Did Ann Sheridan have a favorite film and/or director and/or co-star? How did she get along with her WB co-stars James Cagney, Pat O’Brien, Humphrey Bogart, John Garfield, and Dennis Morgan? In addition to Bette Davis in "The Man Who Came to Dinner"?
Her favorite of all her films was definitely Kings Row [above, with Ronald Reagan].
Among her favorite directors she named Norman Taurog [for whom she appeared in bit parts in two 1934 productions, College Rhythm and Mrs. Wiggs of the Cabbage Patch], Sam Wood [who directed her in Kings Row], Mitchell Leisen [for whom she appeared in bit parts in three 1934 productions, Behold My Wife, Bolero, and Murder at the Vanities], Henry Hathaway [for whom she appeared in a bit part in one more 1934 movie, Come on Marines], and Alfred Hitchcock [with whom she never worked].

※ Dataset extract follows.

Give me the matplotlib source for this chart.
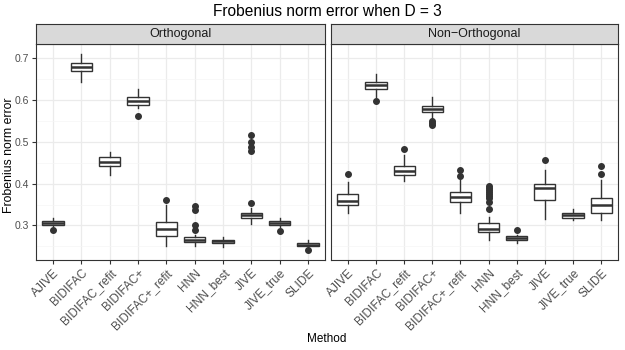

In her words, regarding James Cagney and Pat O’Brien: "They raised me. I was a brat running around who they could pick on. I was certainly fond of them and they seemed pretty fond of me. All the people on the lot were pretty wonderful, we all got along."
Regarding John Garfield: "John Garfield was a dear man. He was like the little guy who brought the apple for the teacher."
[She] loved Humphrey Bogart, loved Errol Flynn.
Here’s what she had to say about Bette Davis: "I think she was conditioned at the time to remain angry at Miriam Hopkins and think that anybody on the set was going to fight with her. I wouldn’t fight with her at all. I agreed with her, with everything she said. Then she got very nice and today we’re very friendly. She was just — temperamental? Who isn’t temperamental? I’m as temperamental as all get-out if I feel I have to be. All of us had the greatest admiration for her. She was the queen, one of my greatest, greatest favorites. They always tried to start a feud between Bette and me, the Warner publicity boys. You never know who plants it." [More on Miriam Hopkins.]
Ann Sheridan is outstanding in "I Was a Male War Bride," directed by Howard Hawks, and co-starring Cary Grant. Why didn’t she make more comedies?
She did plenty of comedies, but none anywhere near as good as I Was a Male War Bride. When I asked her why she didn’t team with Grant again she told me, "We tried to. We were going to make sequels. We talked to Mr. Hawks about it quite often, but there was just nothing that could come up to Male War Bride. We just never found another good comedy, that’s all. It’s a sin and a shame too, because I think we should have done two or three."
I couldn’t have agreed more.
Why did Ann Sheridan’s film career peter out in the 1950s?
Because after Warners, when she was freelancing, she committed the one sin Hollywood could never forgive actresses for — she turned 40. And there was an entire generation of younger stars by then. All the stars who began in the 1930s had a rough time in the 50s. It’s still true today.
Ann Sheridan did quite a bit of TV work in the 1950s and 1960s. What was that like? Did she also appear onstage?
She enjoyed doing TV. Regarding the rushed TV rehearsal and shooting schedules (as opposed to the luxurious feature film schedules), her technique was, as she put it, "I just visualize the page in my head, and when they stop talking, I talk." She did stage tours of Kind Sir in 1958 and Odd Man In ("an atrocity!") in 1959, and appeared in The Time of Your Life at the Brussels World Fair in ’58. In all three she co-starred with future husband Scott McKay. [McKay was Ann Sheridan’s third husband (from 1966 to her death in Jan. 1967). Sheridan had previously been married to actors Edward Norris (1936-1939) and George Brent (1942-1943).]
On-screen, Ann Sheridan was humorous, warm, decisive, smart. What sort of person was the off-screen Ann Sheridan?
Humorous, warm, decisive, smart. Exactly as she seemed to be in the movies, a great laugher without a trace of star ego. When I first met her I was in my twenties and was totally awed. After the second or third time I addressed her as "Miss Sheridan," she slowly smiled, leveled that riveting no-bullshit gaze on me and said, "Look, please, call me Annie, because I’m much too old to call you Mr. Hagen."